▶ [Exercise description] Print the listing in its entirety and exactly, leaving out images.

·····

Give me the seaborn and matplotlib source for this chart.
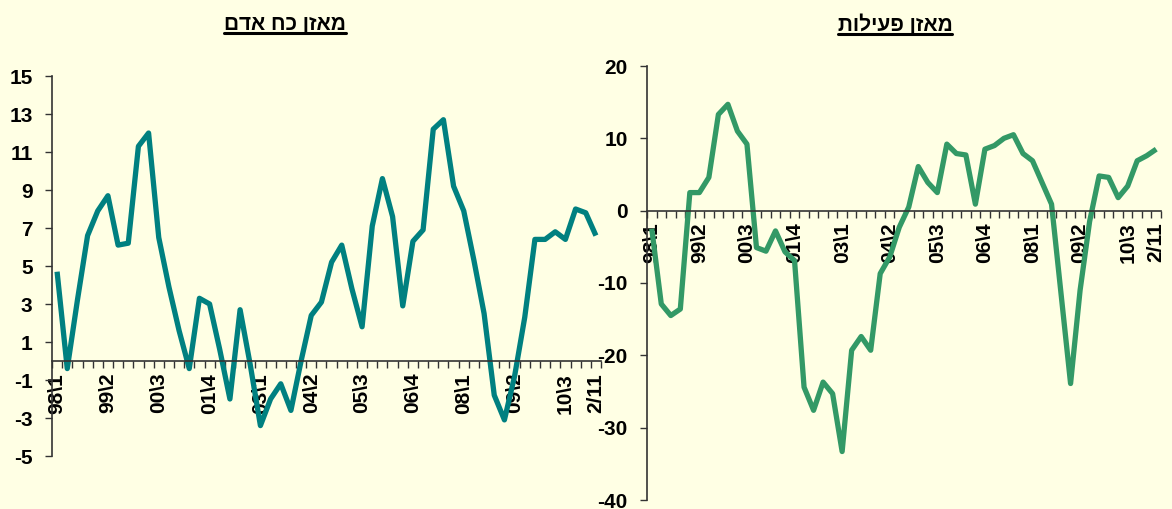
import numpy as np
import matplotlib
matplotlib.use("Agg")
import matplotlib.pyplot as plt
import seaborn as sns
from matplotlib.lines import Line2D


# =========================
# Data (quarterly, 98Q1 .. 11Q2)
# =========================

manpower = [
    4.7, -0.4, 3.2, 6.6, 7.9, 8.7, 6.1, 6.2, 11.3, 12.0,
    6.5, 3.9, 1.6, -0.4, 3.3, 3.0, 0.6, -2.0, 2.7, -0.2,
    -3.4, -2.0, -1.2, -2.6, 0.0, 2.4, 3.1, 5.2, 6.1, 3.8,
    1.8, 7.1, 9.6, 7.6, 2.9, 6.3, 6.9, 12.2, 12.7, 9.2,
    7.9, 5.3, 2.5, -1.8, -3.1, -0.8, 2.3, 6.4, 6.4, 6.8,
    6.4, 8.0, 7.8, 6.6,
]

activity = [
    -2.5, -12.9, -14.5, -13.6, 2.5, 2.5, 4.6, 13.3, 14.7, 11.0,
    9.2, -5.1, -5.6, -2.8, -5.7, -6.9, -24.4, -27.6, -23.7, -25.3,
    -33.3, -19.3, -17.4, -19.3, -8.7, -6.4, -2.3, 0.5, 6.1, 3.9,
    2.5, 9.2, 7.9, 7.7, 0.9, 8.5, 9.0, 10.0, 10.5, 7.9,
    6.9, 3.9, 0.9, -11.5, -23.9, -11.0, -1.5, 4.8, 4.6, 1.8,
    3.4, 6.9, 7.6, 8.5,
]

tick_labels = [
    "98\\1", "99\\2", "00\\3", "01\\4", "03\\1", "04\\2",
    "05\\3", "06\\4", "08\\1", "09\\2", "10\\3", "2/11",
]
tick_idx = list(range(0, 51, 5)) + [53]

title_manpower = "מאזן כח אדם"
title_activity = "מאזן פעילות"


# =========================
# Style
# =========================

sns.set_style("white")
plt.rcParams["font.family"] = ["Liberation Sans", "DejaVu Sans"]
plt.rcParams["font.weight"] = "bold"
plt.rcParams["axes.unicode_minus"] = False
plt.rcParams["text.color"] = "black"
plt.rcParams["xtick.color"] = "black"
plt.rcParams["ytick.color"] = "black"

BG = "#FFFFE4"
W, H = 1172, 509

fig = plt.figure(figsize=(W / 100, H / 100), dpi=100, facecolor=BG)


def px_axes(x0, x1, ytop, ybot):
    return fig.add_axes(
        [x0 / W, 1 - ybot / H, (x1 - x0) / W, (ybot - ytop) / H]
    )


def draw_panel(ax, values, color, ylim, ystep):
    ax.set_facecolor(BG)
    x = np.arange(len(values))
    sns.lineplot(
        x=x, y=values, ax=ax, color=color, linewidth=3.8,
        solid_joinstyle="round", solid_capstyle="butt",
    )
    ax.set_xlim(-0.5, len(values) - 0.5)
    ax.set_ylim(*ylim)
    ax.set_yticks(np.arange(ylim[0], ylim[1] + 0.1, ystep))
    ax.set_xticks(tick_idx)
    ax.set_xticklabels(tick_labels)
    ax.set_xticks(np.arange(-0.5, len(values), 1), minor=True)
    ax.tick_params(axis="x", which="major", length=0, pad=8.5,
                   labelsize=15, labelrotation=90, bottom=True)
    ax.tick_params(axis="x", which="minor", length=5, width=1,
                   color="#333333", bottom=True, direction="out")
    ax.tick_params(axis="y", length=5, width=1, color="#333333",
                   labelcolor="black", left=True, direction="out",
                   labelsize=15, pad=9)
    for lab in ax.get_xticklabels():
        lab.set_fontweight("bold")
        lab.set_va("top")
        lab.set_ha("center")
    for lab in ax.get_yticklabels():
        lab.set_fontweight("bold")
    ax.spines["top"].set_visible(False)
    ax.spines["right"].set_visible(False)
    ax.spines["bottom"].set_position(("data", 0))
    for s in ("left", "bottom"):
        ax.spines[s].set_color("#333333")
        ax.spines[s].set_linewidth(1.2)
    ax.set_xlabel("")
    ax.set_ylabel("")


ax1 = px_axes(52, 601, 76, 456)
draw_panel(ax1, manpower, "#008080", (-5, 15), 2)

ax2 = px_axes(647, 1161, 66, 500)
draw_panel(ax2, activity, "#339966", (-40, 20), 10)


# =========================
# Underlined titles
# =========================

titles = []
for text, cx in [(title_manpower, 285), (title_activity, 895)]:
    t = fig.text(cx / W, 1 - 24 / H, text[::-1], ha="center",
                 va="center", fontsize=15, fontweight="bold")
    titles.append(t)

fig.canvas.draw()
renderer = fig.canvas.get_renderer()
for t in titles:
    bb = t.get_window_extent(renderer)
    y = bb.y0 + 1
    fig.add_artist(Line2D([bb.x0 / W, bb.x1 / W], [y / H, y / H],
                          transform=fig.transFigure, color="black",
                          linewidth=2.2))

fig.savefig("out.png", dpi=100, facecolor=BG)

·····

▶ [Exercise output]
Give me the seaborn and matplotlib source for this chart.
import numpy as np
import matplotlib
matplotlib.use("Agg")
import matplotlib.pyplot as plt
import seaborn as sns
from matplotlib.lines import Line2D


# =========================
# Data (quarterly, 98Q1 .. 11Q2)
# =========================

manpower = [
    4.7, -0.4, 3.2, 6.6, 7.9, 8.7, 6.1, 6.2, 11.3, 12.0,
    6.5, 3.9, 1.6, -0.4, 3.3, 3.0, 0.6, -2.0, 2.7, -0.2,
    -3.4, -2.0, -1.2, -2.6, 0.0, 2.4, 3.1, 5.2, 6.1, 3.8,
    1.8, 7.1, 9.6, 7.6, 2.9, 6.3, 6.9, 12.2, 12.7, 9.2,
    7.9, 5.3, 2.5, -1.8, -3.1, -0.8, 2.3, 6.4, 6.4, 6.8,
    6.4, 8.0, 7.8, 6.6,
]

activity = [
    -2.5, -12.9, -14.5, -13.6, 2.5, 2.5, 4.6, 13.3, 14.7, 11.0,
    9.2, -5.1, -5.6, -2.8, -5.7, -6.9, -24.4, -27.6, -23.7, -25.3,
    -33.3, -19.3, -17.4, -19.3, -8.7, -6.4, -2.3, 0.5, 6.1, 3.9,
    2.5, 9.2, 7.9, 7.7, 0.9, 8.5, 9.0, 10.0, 10.5, 7.9,
    6.9, 3.9, 0.9, -11.5, -23.9, -11.0, -1.5, 4.8, 4.6, 1.8,
    3.4, 6.9, 7.6, 8.5,
]

tick_labels = [
    "98\\1", "99\\2", "00\\3", "01\\4", "03\\1", "04\\2",
    "05\\3", "06\\4", "08\\1", "09\\2", "10\\3", "2/11",
]
tick_idx = list(range(0, 51, 5)) + [53]

title_manpower = "מאזן כח אדם"
title_activity = "מאזן פעילות"


# =========================
# Style
# =========================

sns.set_style("white")
plt.rcParams["font.family"] = ["Liberation Sans", "DejaVu Sans"]
plt.rcParams["font.weight"] = "bold"
plt.rcParams["axes.unicode_minus"] = False
plt.rcParams["text.color"] = "black"
plt.rcParams["xtick.color"] = "black"
plt.rcParams["ytick.color"] = "black"

BG = "#FFFFE4"
W, H = 1172, 509

fig = plt.figure(figsize=(W / 100, H / 100), dpi=100, facecolor=BG)


def px_axes(x0, x1, ytop, ybot):
    return fig.add_axes(
        [x0 / W, 1 - ybot / H, (x1 - x0) / W, (ybot - ytop) / H]
    )


def draw_panel(ax, values, color, ylim, ystep):
    ax.set_facecolor(BG)
    x = np.arange(len(values))
    sns.lineplot(
        x=x, y=values, ax=ax, color=color, linewidth=3.8,
        solid_joinstyle="round", solid_capstyle="butt",
    )
    ax.set_xlim(-0.5, len(values) - 0.5)
    ax.set_ylim(*ylim)
    ax.set_yticks(np.arange(ylim[0], ylim[1] + 0.1, ystep))
    ax.set_xticks(tick_idx)
    ax.set_xticklabels(tick_labels)
    ax.set_xticks(np.arange(-0.5, len(values), 1), minor=True)
    ax.tick_params(axis="x", which="major", length=0, pad=8.5,
                   labelsize=15, labelrotation=90, bottom=True)
    ax.tick_params(axis="x", which="minor", length=5, width=1,
                   color="#333333", bottom=True, direction="out")
    ax.tick_params(axis="y", length=5, width=1, color="#333333",
                   labelcolor="black", left=True, direction="out",
                   labelsize=15, pad=9)
    for lab in ax.get_xticklabels():
        lab.set_fontweight("bold")
        lab.set_va("top")
        lab.set_ha("center")
    for lab in ax.get_yticklabels():
        lab.set_fontweight("bold")
    ax.spines["top"].set_visible(False)
    ax.spines["right"].set_visible(False)
    ax.spines["bottom"].set_position(("data", 0))
    for s in ("left", "bottom"):
        ax.spines[s].set_color("#333333")
        ax.spines[s].set_linewidth(1.2)
    ax.set_xlabel("")
    ax.set_ylabel("")


ax1 = px_axes(52, 601, 76, 456)
draw_panel(ax1, manpower, "#008080", (-5, 15), 2)

ax2 = px_axes(647, 1161, 66, 500)
draw_panel(ax2, activity, "#339966", (-40, 20), 10)


# =========================
# Underlined titles
# =========================

titles = []
for text, cx in [(title_manpower, 285), (title_activity, 895)]:
    t = fig.text(cx / W, 1 - 24 / H, text[::-1], ha="center",
                 va="center", fontsize=15, fontweight="bold")
    titles.append(t)

fig.canvas.draw()
renderer = fig.canvas.get_renderer()
for t in titles:
    bb = t.get_window_extent(renderer)
    y = bb.y0 + 1
    fig.add_artist(Line2D([bb.x0 / W, bb.x1 / W], [y / H, y / H],
                          transform=fig.transFigure, color="black",
                          linewidth=2.2))

fig.savefig("out.png", dpi=100, facecolor=BG)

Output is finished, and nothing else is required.